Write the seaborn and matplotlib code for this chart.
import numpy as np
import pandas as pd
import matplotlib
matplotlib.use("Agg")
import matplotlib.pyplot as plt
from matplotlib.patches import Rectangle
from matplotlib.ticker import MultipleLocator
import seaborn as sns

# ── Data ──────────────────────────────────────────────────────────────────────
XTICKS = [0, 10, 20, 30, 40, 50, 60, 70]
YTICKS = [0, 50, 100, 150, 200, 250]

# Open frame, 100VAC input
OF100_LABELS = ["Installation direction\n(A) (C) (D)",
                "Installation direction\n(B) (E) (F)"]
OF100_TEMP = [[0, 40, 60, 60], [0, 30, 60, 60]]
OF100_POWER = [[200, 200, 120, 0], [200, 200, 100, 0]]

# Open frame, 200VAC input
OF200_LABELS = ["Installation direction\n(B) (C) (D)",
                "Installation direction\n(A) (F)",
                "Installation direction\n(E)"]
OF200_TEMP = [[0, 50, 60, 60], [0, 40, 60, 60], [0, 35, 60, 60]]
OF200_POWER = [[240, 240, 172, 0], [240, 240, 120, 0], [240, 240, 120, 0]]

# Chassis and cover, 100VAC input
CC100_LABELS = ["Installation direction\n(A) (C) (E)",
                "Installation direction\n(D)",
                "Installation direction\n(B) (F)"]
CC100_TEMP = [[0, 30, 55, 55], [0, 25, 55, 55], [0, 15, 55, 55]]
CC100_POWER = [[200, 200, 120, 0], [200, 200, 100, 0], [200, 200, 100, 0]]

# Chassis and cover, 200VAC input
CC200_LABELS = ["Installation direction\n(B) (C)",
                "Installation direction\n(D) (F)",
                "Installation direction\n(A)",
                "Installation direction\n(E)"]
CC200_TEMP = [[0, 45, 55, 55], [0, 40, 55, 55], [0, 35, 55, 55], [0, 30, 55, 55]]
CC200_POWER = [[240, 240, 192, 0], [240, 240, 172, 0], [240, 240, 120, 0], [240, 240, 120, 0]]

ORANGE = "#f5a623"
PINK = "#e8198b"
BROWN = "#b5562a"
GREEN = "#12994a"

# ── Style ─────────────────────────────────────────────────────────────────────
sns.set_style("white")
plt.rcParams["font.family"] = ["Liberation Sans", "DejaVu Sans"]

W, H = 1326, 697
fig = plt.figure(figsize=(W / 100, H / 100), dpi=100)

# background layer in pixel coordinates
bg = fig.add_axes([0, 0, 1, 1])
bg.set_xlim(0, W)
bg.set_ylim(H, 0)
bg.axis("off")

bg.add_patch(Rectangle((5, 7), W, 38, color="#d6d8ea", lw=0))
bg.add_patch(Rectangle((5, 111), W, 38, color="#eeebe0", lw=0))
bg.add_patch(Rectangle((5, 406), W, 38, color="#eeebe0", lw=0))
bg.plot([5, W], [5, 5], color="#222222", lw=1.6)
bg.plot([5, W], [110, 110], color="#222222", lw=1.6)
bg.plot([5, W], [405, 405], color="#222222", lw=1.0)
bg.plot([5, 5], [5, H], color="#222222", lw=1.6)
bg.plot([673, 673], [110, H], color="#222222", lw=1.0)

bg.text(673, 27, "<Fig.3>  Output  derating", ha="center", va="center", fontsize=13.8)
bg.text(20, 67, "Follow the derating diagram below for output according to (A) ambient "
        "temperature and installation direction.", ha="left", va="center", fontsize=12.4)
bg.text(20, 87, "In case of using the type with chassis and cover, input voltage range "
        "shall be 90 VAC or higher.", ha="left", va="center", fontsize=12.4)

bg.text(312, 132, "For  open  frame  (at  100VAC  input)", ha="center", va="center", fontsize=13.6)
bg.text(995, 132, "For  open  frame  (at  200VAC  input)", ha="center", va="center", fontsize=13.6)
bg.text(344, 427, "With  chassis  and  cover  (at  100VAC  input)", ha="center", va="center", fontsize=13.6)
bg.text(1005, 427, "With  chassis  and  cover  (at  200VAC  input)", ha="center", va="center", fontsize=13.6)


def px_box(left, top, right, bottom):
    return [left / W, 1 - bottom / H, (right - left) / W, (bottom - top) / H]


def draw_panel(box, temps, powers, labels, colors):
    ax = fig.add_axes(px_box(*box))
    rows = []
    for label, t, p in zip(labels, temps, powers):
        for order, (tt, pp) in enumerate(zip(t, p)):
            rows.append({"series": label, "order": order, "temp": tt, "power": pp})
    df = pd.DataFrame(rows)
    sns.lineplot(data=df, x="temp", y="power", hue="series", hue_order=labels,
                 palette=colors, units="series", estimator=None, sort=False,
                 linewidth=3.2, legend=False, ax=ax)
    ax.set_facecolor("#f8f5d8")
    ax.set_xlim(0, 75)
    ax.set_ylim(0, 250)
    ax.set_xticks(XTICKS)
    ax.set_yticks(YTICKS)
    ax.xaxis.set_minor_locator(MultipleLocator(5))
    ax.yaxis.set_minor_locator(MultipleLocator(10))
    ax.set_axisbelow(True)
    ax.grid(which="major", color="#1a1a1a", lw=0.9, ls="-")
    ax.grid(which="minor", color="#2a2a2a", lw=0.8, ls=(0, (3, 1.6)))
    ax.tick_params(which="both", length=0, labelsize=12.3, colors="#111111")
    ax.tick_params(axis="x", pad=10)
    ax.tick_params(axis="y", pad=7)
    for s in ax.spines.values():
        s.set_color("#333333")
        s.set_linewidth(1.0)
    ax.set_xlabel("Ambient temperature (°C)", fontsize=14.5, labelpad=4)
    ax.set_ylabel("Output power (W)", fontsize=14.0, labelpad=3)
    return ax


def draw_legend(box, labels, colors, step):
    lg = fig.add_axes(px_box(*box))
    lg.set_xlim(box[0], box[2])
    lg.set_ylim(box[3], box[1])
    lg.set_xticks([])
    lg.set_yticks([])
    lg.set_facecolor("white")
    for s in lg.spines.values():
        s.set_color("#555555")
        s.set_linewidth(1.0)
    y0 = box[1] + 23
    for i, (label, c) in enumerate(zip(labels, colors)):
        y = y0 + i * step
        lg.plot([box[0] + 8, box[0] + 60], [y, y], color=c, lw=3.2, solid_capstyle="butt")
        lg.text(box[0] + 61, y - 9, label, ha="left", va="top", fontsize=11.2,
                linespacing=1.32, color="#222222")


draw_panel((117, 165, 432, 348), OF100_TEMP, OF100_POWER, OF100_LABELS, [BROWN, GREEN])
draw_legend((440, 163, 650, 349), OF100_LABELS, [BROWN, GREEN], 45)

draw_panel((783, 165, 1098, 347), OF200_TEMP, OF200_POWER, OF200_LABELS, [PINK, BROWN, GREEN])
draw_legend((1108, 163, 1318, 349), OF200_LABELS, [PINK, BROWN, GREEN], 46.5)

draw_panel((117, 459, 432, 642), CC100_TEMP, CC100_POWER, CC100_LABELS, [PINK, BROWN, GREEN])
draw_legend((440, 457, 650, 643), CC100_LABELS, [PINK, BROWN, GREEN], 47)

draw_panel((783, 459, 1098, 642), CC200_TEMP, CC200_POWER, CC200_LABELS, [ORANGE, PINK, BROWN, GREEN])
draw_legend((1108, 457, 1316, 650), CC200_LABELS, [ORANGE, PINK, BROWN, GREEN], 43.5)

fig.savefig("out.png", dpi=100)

---

### Exercise task
Only the lines from the opening of the material through the line with "import seaborn as sns" should be echoed, exactly as written.

### Result
Write the seaborn and matplotlib code for this chart.
import numpy as np
import pandas as pd
import matplotlib
matplotlib.use("Agg")
import matplotlib.pyplot as plt
from matplotlib.patches import Rectangle
from matplotlib.ticker import MultipleLocator
import seaborn as sns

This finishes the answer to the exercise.